GLASGOW deserves better buses.
That is my view as a daily bus passenger in the city and over the course of this year I have been using a website to help bring together the voices of others who feel the same.
Through street surveys, online polling, social media and direct contributions to the website (betterbuses.org), I have collected their first-hand experiences of the city's buses.
Hundreds of people have offered opinions and ideas, and they have painted a picture of a service that is trailing behind other cities.
The failings of our buses carry a social cost, an environmental cost, and a financial cost for individuals and households.
So many places in Europe enjoy public transport that makes for cleaner and greener places to live, as well as making life easier for people in every walk of life.
So why isn't it happening here?
Bus passengers in Glasgow seem to accept that timetables are a joke, that bus fares just keep going up, and that the routes and frequency of services get cut, cut, and cut again.
Why do we still put up with it?
Well, while motorists have a powerful political lobby and train users benefit from a closely regulated system, bus users have neither.
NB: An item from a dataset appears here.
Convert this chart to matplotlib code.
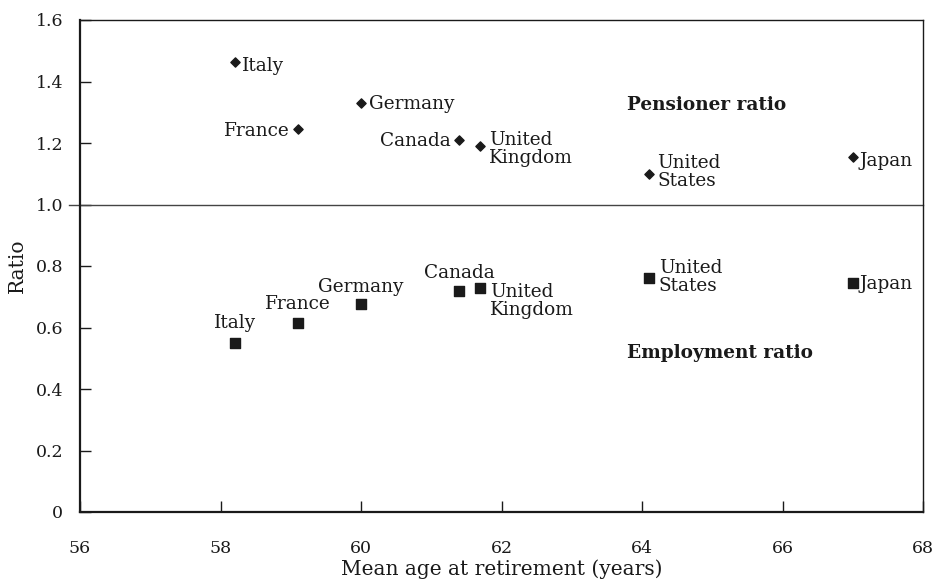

Since the 1980s, the UK has had a market-driven approach to bus services; it is seen as a commercial industry, not a public service.
Right wing politicians believed opening up buses to competition would give people choice and minimise costs for passengers and the state.
I think this argument was disproved a long time ago, and I think most politicians in Scotland know it, but government after government has refused to take back a bit of control by re-regulating bus services.
When passengers have no voice, it is no surprise their services are treated as the lowest priority, so the Better Buses website was designed to let passengers speak with a louder voice by speaking collectively.
This week I have published the first results. I have tried to listen to passengers' issues and priorities, and to their ideas for making things better.
There have been calls for better regulation, which can only be done nationally, but also ideas for making things better for Glasgow's services here and now.
I will be taking the results to the bus companies, and to the other political parties. We can't afford to ignore the case for regulation any longer.